I romani non si fidano del sistema d'estrazione

Colpallino del miracolo perché «non succede, ma se succede...». Con le tasche ancora piene delle vecchie giocate. E una monetina pronta per comprare l'ennesimo biglietto. Ma anche meno illuso. Poco attento all'ora d'estrazione. E abituato alle vincite iperboliche. È il «nuovo» giocatore romano del Superenalotto. Raccontato da chi lo guarda dall'altra parte del bancone e prende le giocate. Nelle ricevitorie, dal centro storico a Monteverde, dal Tuscolano a Prati, dall'Eur all'Appia, si scorge il profilo dello scommettitore capitolino. Una cosa è certa. Il Superenalotto non rilascia più l'adrenalina di una volta. «La gente gioca per abitudine - raccontano ai punti Sisal, dove i proprietari preferiscono l'anonimato per non entrare in polemica coi gestori dei concorsi - perché ormai le cifre grosse non fanno più paura». «Mi ricordo - racconta il ragazzo mentre stampa la schedina - che prima di quest'ultimo jackpot vinto c'era la fila di fuori.

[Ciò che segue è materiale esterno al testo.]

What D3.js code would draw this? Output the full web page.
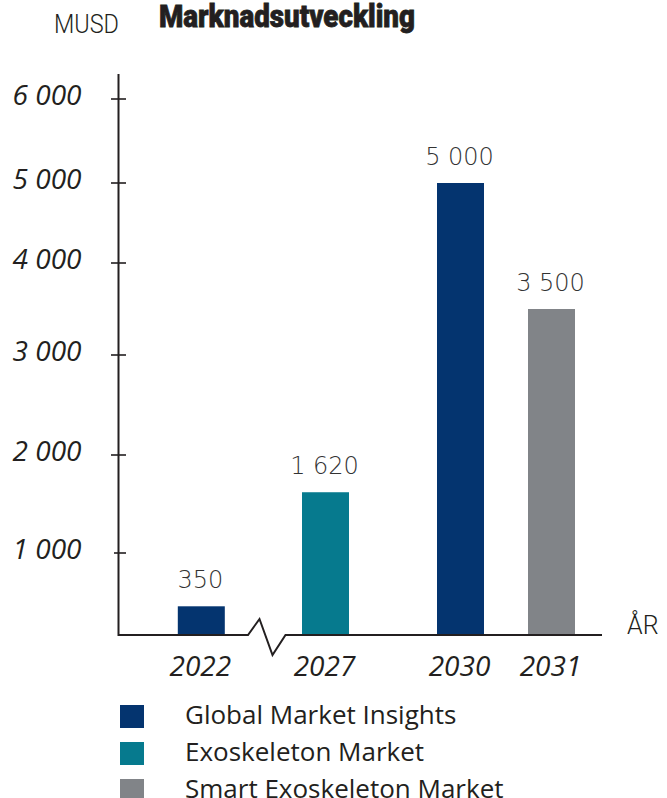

Appunto, è un ricordo». Insomma, il brivido non è più quello di una volta. E allo stesso tempo investire qualche soldo in cerca di fortuna è diventato un gesto naturale. Anche il famoso «sistemone» non esiste più. «Giocano tutti due euro. Solo due euro. Quelli che rischiano 50 o fanno grupponi per maxi-giocate si sono estinti». Ma perché tanta disaffezione al Superenalotto? «È il metodo di estrazione che non piace alla gente», spiega l'omino alla ricevitoria. Prima era legato all'estrazione sulle ruote del Lotto, adesso c'è un'estrazione a parte che si può vedere solo sulla tv della Sisal: «E la gente si chiede se questo è un metodo trasparente. L'opinione generale è che quelli si riprendono i soldi». C'è poi un altro dubbio che stuzzica i giocatori: «Le giocate si possono effettuare entro le 19.30. L'estrazione c'è invece alle 20.15. La gente si chiede: "In quest'arco di tempo che succede?". E si risponde: "Essendo tutto computerizzato i cervelloni fanno presto a vedere qual è la combinazione che nessuno ha giocato"». La sfiducia nel modello di estrazione, l'abitudine a vincite elevate e la presenza di giochi alternativi porta così il romano a tentare la fortuna con meno partecipazione. Si prova il colpaccio, ma con disinvoltura. «Il giocatore romano incallito - spiegano dalla ricevitoria - è molto più attratto dai Gratta e Vinci. Sente di sfidare il fato, non un computer. Poi da quando questi bigliettini danno rendite mensili per vent'anni non ne parliamo. Altro che Superenalotto. I romani sono sognatori mica fessi».